We've just witnessed the greatest advancement for female sports since Brandi Chastain ripped off her shirt at the end of the World Cup.
So why does it feel more like a punch to the stomach?
I'm talking about last weekend's MMA bout between Gina Carano
and Cristiane "Cyborg" Santos
. It supposedly is the breakthrough battle that will make female fighting mainstream.
It came days after the International Olympic Committee approved female boxing for the 2012 Olympics. The ancient Greeks who started the Olympics treated women like property. Now we're letting women treat themselves like animals.
This, of course, is seen as progress. Maybe it's the thought of a female Chuck Wepner, but I don't see much enlightenment.
I can't rationally argue women shouldn't be allowed to beat themselves bloody. It's more an emotional repulsion that makes me hope these breakthroughs are overblown.

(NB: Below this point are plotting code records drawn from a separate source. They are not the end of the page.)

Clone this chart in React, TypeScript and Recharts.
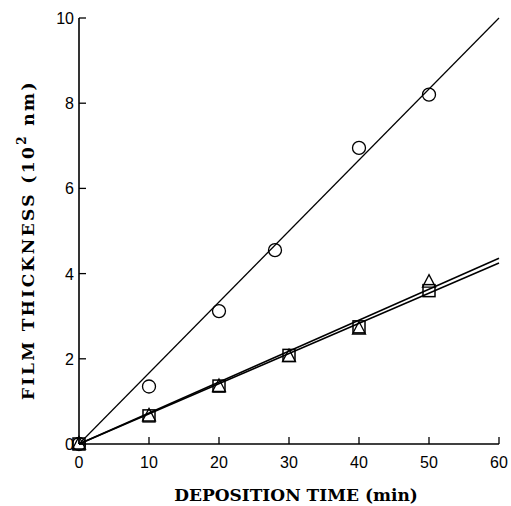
import { ComposedChart, Line, Scatter, XAxis, YAxis } from "recharts";

// measured points (time in min, thickness in 10^2 nm)
const circleTime = [0, 10, 20, 28, 40, 50];
const circleThickness = [0, 1.35, 3.12, 4.55, 6.95, 8.2];
const squareTime = [0, 10, 20, 30, 40, 50];
const squareThickness = [0, 0.66, 1.36, 2.08, 2.75, 3.6];
const triangleTime = [0, 10, 20, 30, 40, 50];
const triangleThickness = [0, 0.66, 1.35, 2.05, 2.7, 3.8];

// straight-line fits
const fitTime = [0, 60];
const circleFit = [0, 10];
const squareFit = [0, 4.25];
const triangleFit = [0, 4.36];

const xTicks = [0, 10, 20, 30, 40, 50, 60];
const yTicks = [0, 2, 4, 6, 8, 10];

const toPoints = (xs: number[], ys: number[]) => xs.map((x, i) => ({ x, y: ys[i] }));

const W = 511;
const H = 506;
const MARGIN = { top: 18, right: 12, left: 0, bottom: 0 };
const Y_AXIS_W = 79;
const X_AXIS_H = 62;
const PLOT_LEFT = MARGIN.left + Y_AXIS_W;
const PLOT_RIGHT = W - MARGIN.right;
const PLOT_TOP = MARGIN.top;
const PLOT_BOTTOM = H - MARGIN.bottom - X_AXIS_H;

const TICK_LEN = 7;
const LABEL_FONT = "'Liberation Sans', Arial, sans-serif";
const TITLE_FONT = "'DejaVu Serif', 'Liberation Serif', serif";

function BottomTick(props: any) {
  const { x, payload } = props;
  return (
    <g>
      <line x1={x} x2={x} y1={PLOT_BOTTOM} y2={PLOT_BOTTOM - TICK_LEN} stroke="#000" strokeWidth={1.3} />
      <text x={x} y={PLOT_BOTTOM + 24} textAnchor="middle" fontSize={16} fontFamily={LABEL_FONT} fill="#000">
        {payload.value}
      </text>
    </g>
  );
}

function TopTick(props: any) {
  const { x } = props;
  return <line x1={x} x2={x} y1={PLOT_TOP} y2={PLOT_TOP + TICK_LEN} stroke="#000" strokeWidth={1.3} />;
}

function LeftTick(props: any) {
  const { y, payload } = props;
  return (
    <g>
      <line x1={PLOT_LEFT} x2={PLOT_LEFT + TICK_LEN} y1={y} y2={y} stroke="#000" strokeWidth={1.3} />
      <text x={PLOT_LEFT - 5} y={y + 6} textAnchor="end" fontSize={16} fontFamily={LABEL_FONT} fill="#000">
        {payload.value}
      </text>
    </g>
  );
}

function RightTick(props: any) {
  const { y } = props;
  return <line x1={PLOT_RIGHT} x2={PLOT_RIGHT - TICK_LEN} y1={y} y2={y} stroke="#000" strokeWidth={1.3} />;
}

const CircleMark = (p: any) => (
  <circle cx={p.cx} cy={p.cy} r={6.5} fill="none" stroke="#000" strokeWidth={1.3} />
);
const SquareMark = (p: any) => (
  <rect x={p.cx - 6} y={p.cy - 6} width={12} height={12} fill="none" stroke="#000" strokeWidth={1.5} />
);
const TriangleMark = (p: any) => (
  <path
    d={`M${p.cx},${p.cy - 7.5}L${p.cx + 6.5},${p.cy + 5}L${p.cx - 6.5},${p.cy + 5}Z`}
    fill="none"
    stroke="#000"
    strokeWidth={1.3}
  />
);

export default function App() {
  return (
    <div style={{ position: "absolute", left: 0, top: 0, background: "#fff" }}>
      <ComposedChart width={W} height={H} margin={MARGIN}>
        <XAxis
          type="number"
          dataKey="x"
          domain={[0, 60]}
          ticks={xTicks}
          height={X_AXIS_H}
          tickLine={false}
          tick={<BottomTick />}
          axisLine={{ stroke: "#000", strokeWidth: 1.6 }}
        />
        <XAxis
          xAxisId="top"
          orientation="top"
          type="number"
          domain={[0, 60]}
          ticks={xTicks}
          height={0}
          tickLine={false}
          tick={<TopTick />}
          axisLine={{ stroke: "#000", strokeWidth: 1.6 }}
        />
        <YAxis
          type="number"
          domain={[0, 10]}
          ticks={yTicks}
          width={Y_AXIS_W}
          tickLine={false}
          tick={<LeftTick />}
          axisLine={{ stroke: "#000", strokeWidth: 1.6 }}
        />
        <YAxis
          yAxisId="right"
          orientation="right"
          type="number"
          domain={[0, 10]}
          ticks={yTicks}
          width={0}
          tickLine={false}
          tick={<RightTick />}
          axisLine={{ stroke: "#000", strokeWidth: 1.6 }}
        />

        <Line data={toPoints(fitTime, circleFit)} dataKey="y" stroke="#000" strokeWidth={1.2} dot={false} isAnimationActive={false} />
        <Line data={toPoints(fitTime, squareFit)} dataKey="y" stroke="#000" strokeWidth={1.5} dot={false} isAnimationActive={false} />
        <Line data={toPoints(fitTime, triangleFit)} dataKey="y" stroke="#000" strokeWidth={1.5} dot={false} isAnimationActive={false} />

        <Scatter data={toPoints(circleTime, circleThickness)} dataKey="y" shape={CircleMark} isAnimationActive={false} />
        <Scatter data={toPoints(squareTime, squareThickness)} dataKey="y" shape={SquareMark} isAnimationActive={false} />
        <Scatter data={toPoints(triangleTime, triangleThickness)} dataKey="y" shape={TriangleMark} isAnimationActive={false} />

        <text
          x={296}
          y={501}
          textAnchor="middle"
          fontSize={17}
          fontWeight="bold"
          fontFamily={TITLE_FONT}
          fill="#000"
        >
          DEPOSITION TIME (min)
        </text>
        <text
          transform="translate(34,240) rotate(-90)"
          textAnchor="middle"
          fontSize={17}
          fontWeight="bold"
          letterSpacing={2.4}
          fontFamily={TITLE_FONT}
          fill="#000"
        >
          FILM THICKNESS (10
          <tspan dy={-8} fontSize={12}>2</tspan>
          <tspan dy={8}> nm)</tspan>
        </text>
      </ComposedChart>
    </div>
  );
}
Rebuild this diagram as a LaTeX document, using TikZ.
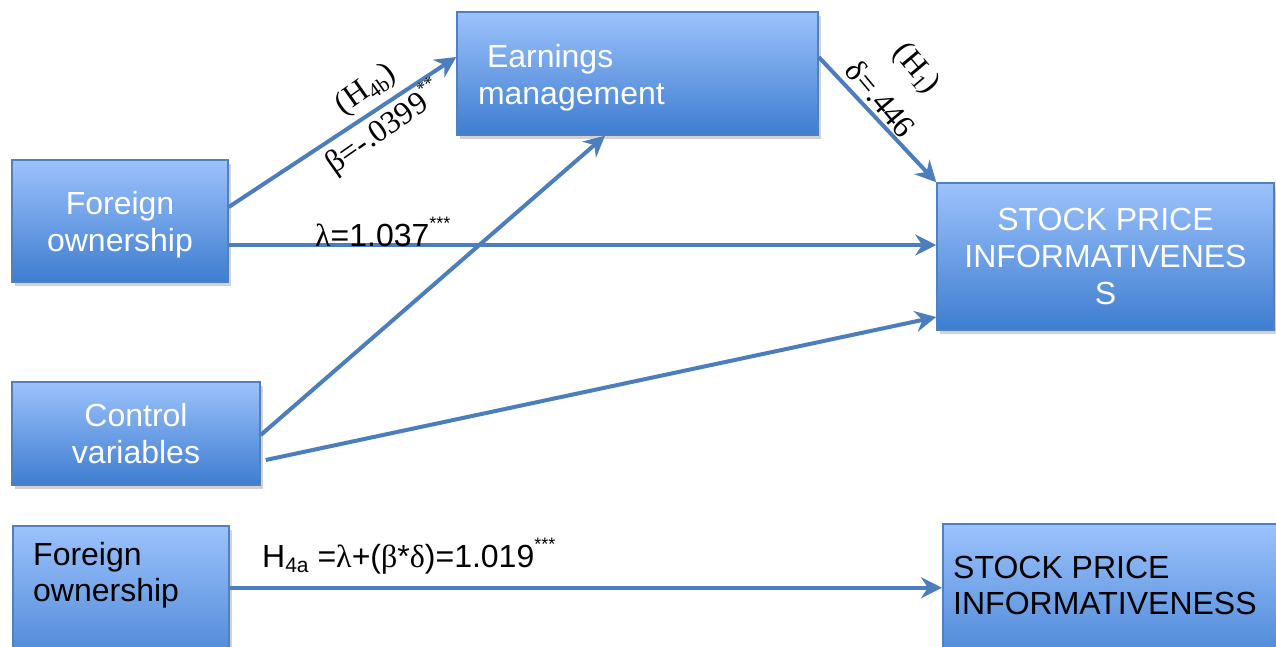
\documentclass[tikz,border=0pt]{standalone}
\usepackage{fontspec}
\setmainfont{Liberation Sans}
\newfontfamily\tms{Liberation Serif}
\usetikzlibrary{arrows.meta,shadows}
\definecolor{boxtop}{RGB}{156,194,252}
\definecolor{boxbot}{RGB}{62,125,208}
\definecolor{boxline}{RGB}{79,129,189}
\definecolor{arr}{RGB}{76,126,190}
\newcommand\mysup[1]{\raisebox{1.0ex}{\fontsize{18}{18}\selectfont #1}}
\newcommand\mysub[1]{\raisebox{-0.35ex}{\fontsize{21}{21}\selectfont #1}}
\begin{document}
\begin{tikzpicture}[x=1pt,y=-1pt,
  box/.style={draw=boxline, line width=1.5pt, top color=boxtop, bottom color=boxbot,
    drop shadow={shadow xshift=3pt,shadow yshift=-4pt,opacity=0.35},
    inner sep=0pt, text=white, font=\fontsize{32}{37}\selectfont, align=center},
  btxt/.style={inner sep=0pt, align=left, text=black, font=\fontsize{32}{36}\selectfont},
  conn/.style={draw=arr, line width=4pt, -{Stealth[length=21pt,width=21pt]}},
  lbl/.style={font=\tms\fontsize{32}{36}\selectfont, inner sep=0pt},
  val/.style={font=\fontsize{32}{37}\selectfont, inner sep=0pt, anchor=base west}]
\useasboundingbox (0,0) rectangle (1276,646);
\clip (0,0) rectangle (1276,646);
\fill[white] (0,0) rectangle (1276,646);

% boxes
\node[box, minimum width=216pt, minimum height=122pt] (fo1) at (120,221) {\rule{0pt}{30pt}Foreign\\ownership};
\node[box, minimum width=361pt, minimum height=123pt, text width=319pt, inner xsep=21pt, align=left] (em) at (637.5,73.5) {\rule{0pt}{32pt}\hspace*{9pt}Earnings\\management};
\node[box, minimum width=337pt, minimum height=147pt] (spi1) at (1105.5,256.5) {STOCK PRICE\\INFORMATIVENES\\S};
\node[box, minimum width=248pt, minimum height=103pt] (cv) at (136,433.5) {Control\\variables};
\node[box, minimum width=216pt, minimum height=160pt, anchor=north west] (fo2) at (12,525) {};
\node[box, minimum width=340pt, minimum height=160pt, anchor=north west] (spi2) at (942,523) {};
\node[btxt, anchor=north west] (fo2t) at (33,542) {Foreign\\ownership};
\node[btxt, anchor=north west] (spi2t) at (953,556) {STOCK PRICE\\INFORMATIVENESS};

% connectors
\draw[conn] ([yshift=14pt]fo1.east) -- ([yshift=16.5pt]em.west);
\draw[conn] ([yshift=16.5pt]em.east) -- (spi1.north west);
\draw[conn] ([yshift=-24pt]fo1.east) -- ([yshift=11.5pt]spi1.west);
\draw[conn] ([yshift=-1.5pt]cv.east) -- ([xshift=-32.5pt]em.south);
\draw[conn] ([xshift=5pt,yshift=-26.5pt]cv.east) -- ([yshift=-60.5pt]spi1.west);
\draw[conn] ([yshift=18pt]fo2.east) -- ([yshift=16pt]spi2.west);

% labels
\node[lbl, rotate=35] (h4b) at (366,90) {(H\mysub{4b})};
\node[lbl, rotate=35] (beta) at (384,128) {β=-.0399\mysup{**}};
\node[lbl, rotate=-50] (h1) at (916,69) {(H\mysub{1})};
\node[lbl, rotate=-50] (delta) at (881,99) {δ=.446};
\node[val] (lam) at (315,246) {{\tms λ}=1.037\mysup{***}};
\node[val] (h4a) at (262,567) {H\mysub{4a} ={\tms λ}+({\tms β}*{\tms δ})=1.019\mysup{***}};
\end{tikzpicture}
\end{document}
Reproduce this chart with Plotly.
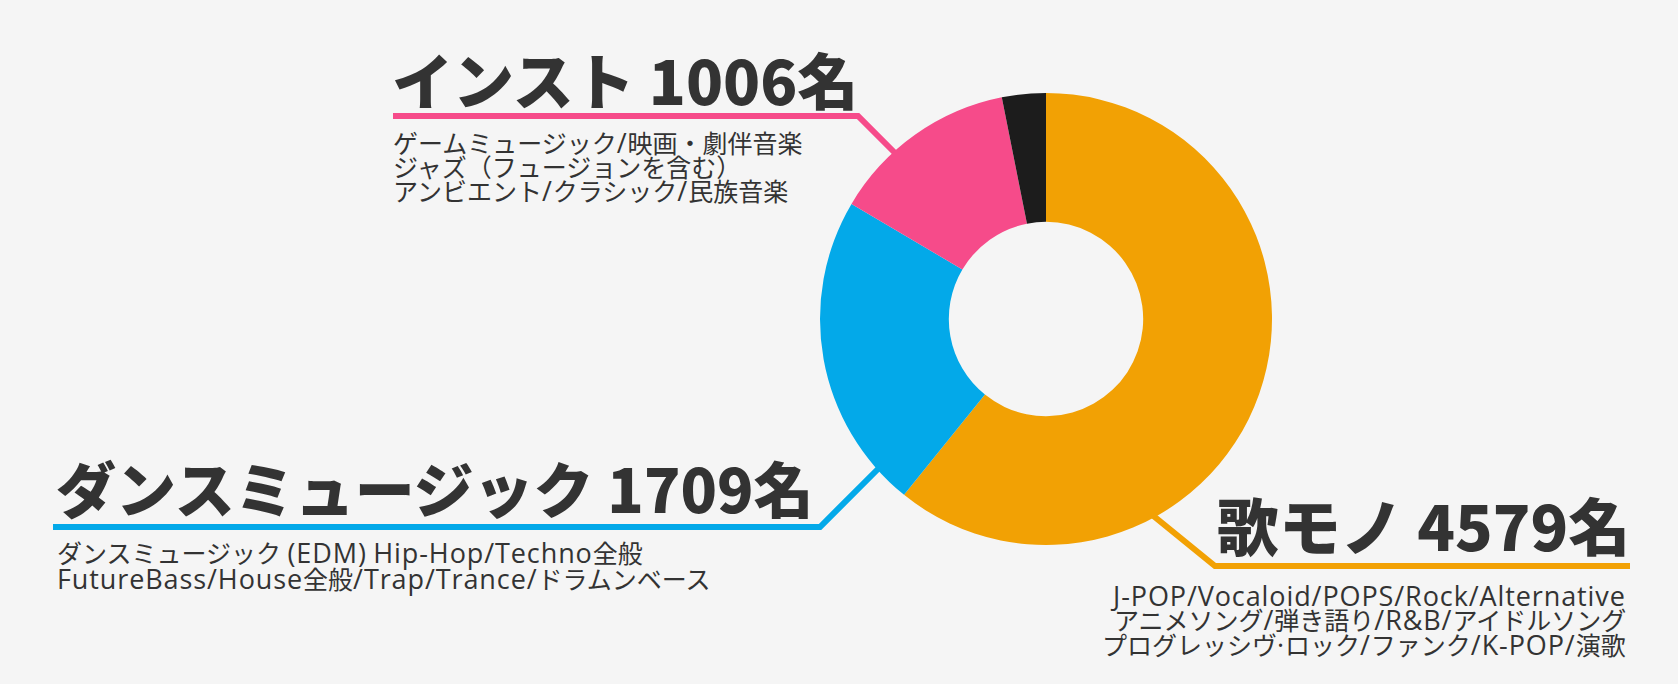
import re
import plotly.graph_objects as go

W, H = 1678, 684

categories = ["歌モノ", "ダンスミュージック", "インスト", "その他"]
counts = [4579, 1709, 1006, 236]
colors = ["#F2A104", "#03A9E9", "#F64B8A", "#1C1C1C"]

headings = ["歌モノ 4579名", "ダンスミュージック 1709名", "インスト 1006名"]
sub_uta = ["J-POP/Vocaloid/POPS/Rock/Alternative",
           "アニメソング/弾き語り/R&B/アイドルソング",
           "プログレッシヴ·ロック/ファンク/K-POP/演歌"]
sub_dance = ["ダンスミュージック (EDM) Hip-Hop/Techno全般",
             "FutureBass/House全般/Trap/Trance/ドラムンベース"]
sub_inst = ["ゲームミュージック/映画・劇伴音楽",
            "ジャズ（フュージョンを含む）",
            "アンビエント/クラシック/民族音楽"]


def px(x):
    return x / W


def py(y):
    return 1 - y / H


cx, cy, r = 1046, 319, 226
fig = go.Figure(go.Pie(
    labels=categories, values=counts, sort=False, direction="clockwise",
    rotation=0, hole=0.43,
    marker=dict(colors=colors, line=dict(width=0)),
    textinfo="none", hoverinfo="label+value", showlegend=False,
    domain=dict(x=[px(cx - r), px(cx + r)], y=[py(cy + r), py(cy - r)]),
))

TXT = "#333333"
HFONT = "Noto Sans CJK JP"
SFONT = "'Open Sans', 'Noto Sans CJK JP'"
ann = []
shapes = []


def leader(points, color):
    d = "M " + " L ".join(f"{px(x)} {py(y)}" for x, y in points)
    shapes.append(dict(type="path", path=d, xref="paper", yref="paper",
                       line=dict(color=color, width=6), layer="below"))


leader([(1630, 566), (1215, 566), (1140, 505)], colors[0])
leader([(53, 527), (820, 527), (885, 462)], colors[1])
leader([(393, 116), (858, 116), (900, 158)], colors[2])


def head(text, x, y, anchor, size):
    ann.append(dict(text=text, x=px(x), y=py(y), xref="paper", yref="paper",
                    xanchor=anchor, yanchor="middle", showarrow=False,
                    font=dict(family=HFONT, size=size, color=TXT, weight=900)))


def widen_latin(t):
    def rep(m):
        s = m.group(0).replace("&", "&amp;")
        return f'<span style="font-size:27px;letter-spacing:0.9px">{s}</span>'
    return re.sub(r"[\x21-\x7E\u00B7]+", rep, t)


def sub(lines, x, ys, anchor):
    for t, y in zip(lines, ys):
        ann.append(dict(text=widen_latin(t), x=px(x), y=py(y),
                        xref="paper", yref="paper",
                        xanchor=anchor, yanchor="middle", showarrow=False,
                        font=dict(family=SFONT, size=25, color=TXT)))


head(headings[0], 1632, 524, "right", 62)
head(headings[1], 54, 486, "left", 60)
head(headings[2], 390, 78, "left", 61)
sub(sub_uta, 1628, [595, 619, 644], "right")
sub(sub_dance, 55, [552, 578], "left")
sub(sub_inst, 391, [143, 167, 191], "left")

fig.update_layout(
    width=W, height=H, margin=dict(l=0, r=0, t=0, b=0),
    paper_bgcolor="#F5F5F5", plot_bgcolor="#F5F5F5",
    annotations=ann, shapes=shapes,
)
fig.write_html("out.html")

On a practical level, I doubt the Carano vs. Cyborg was the fighting equivalent of the 19th Amendment. When it comes to female fighters, the MMA still has less depth than Paris Hilton. Carano was its Danica Patrick, and now she's been beaten by Ivan Drago.
We all know that looks matter, which is why the WWE long ago replaced the Fabulous Moolah with pole dancers. If female combat is going to ever make it big, it will need competitors who look like strippers and fight like bouncers.
That concludes the Male Chauvinist Pig portion of this column. Honestly, I don't think a woman's place is on the sideline waving a pom-pom. I'm all for equal pay, a female president and my daughters growing up in a misogyny-free world.
I just don't care to see them in a boxing ring, even if they're beating up some Russian for a gold medal.
Women are called the better half for a reason. They are better than men.
In general, we are territorial, hunter-gatherers, hard-wired to see who is the king of the jungle. Women will show more fight than 10 men when their children are threatened, but they need a good reason to drop the gloves. Men just need an excuse.
You may consider that Neanderthal reasoning. I think it's human nature prompted by visions of my mother looking like Tex Cobb or babbling like Meldrick Taylor.
It's the same feeling I get about women on the front lines in Iraq or Afghanistan. As much as I hate the prospect of a young male soldier getting captured and tortured, the mere thought of a female getting that treatment is horrifying.
In our gender-equity world such considerations don't matter. The MMA and boxing aren't war, but something is odd when Gloria Steinem and Don King come down on the same side of an issue.
Women have every right to earn a living beating each other up, and some are very good at it. I'd last about 16 seconds in the cage with Cyborg, assuming she spent the first 10 seconds laughing at my physique.
There is obviously an audience for what she does. The Carano fight headlined the Showtime pay-per-view, and 13,524 showed up at the HP Pavilion in San Jose.
From all accounts, the crowd loved it. Of course, some people like snuff films and Michael Vick's ex-hobby. And our ancestors had season tickets to the Christians vs. the Lions.
At least we've dialed it down to boxing and MMA. I'm not a big fan of the steel cage, but I'm not against it. It taps into our historic thirst for a little bloodsport. Of the hundreds of sports events I've covered, nothing matches the primal buzz right before a title bout.
I love it. I just can't get psyched to find out who will be the female Mike Tyson. Is there something wrong with me or something wrong with somebody who does?
If nothing else, I'll never become a member of the IOC. The movement began in the Cradle of Civilization, and now the modern minds have decreed that women should be allowed to knock each other's heads off.
If TV ratings are promising, expect female MMA by the 2020 Olympics. Thousands of young girls may be inspired to become the next Cyborg.
If you see this as progress, so be it.
For some reason, it doesn't make me feel any more civilized.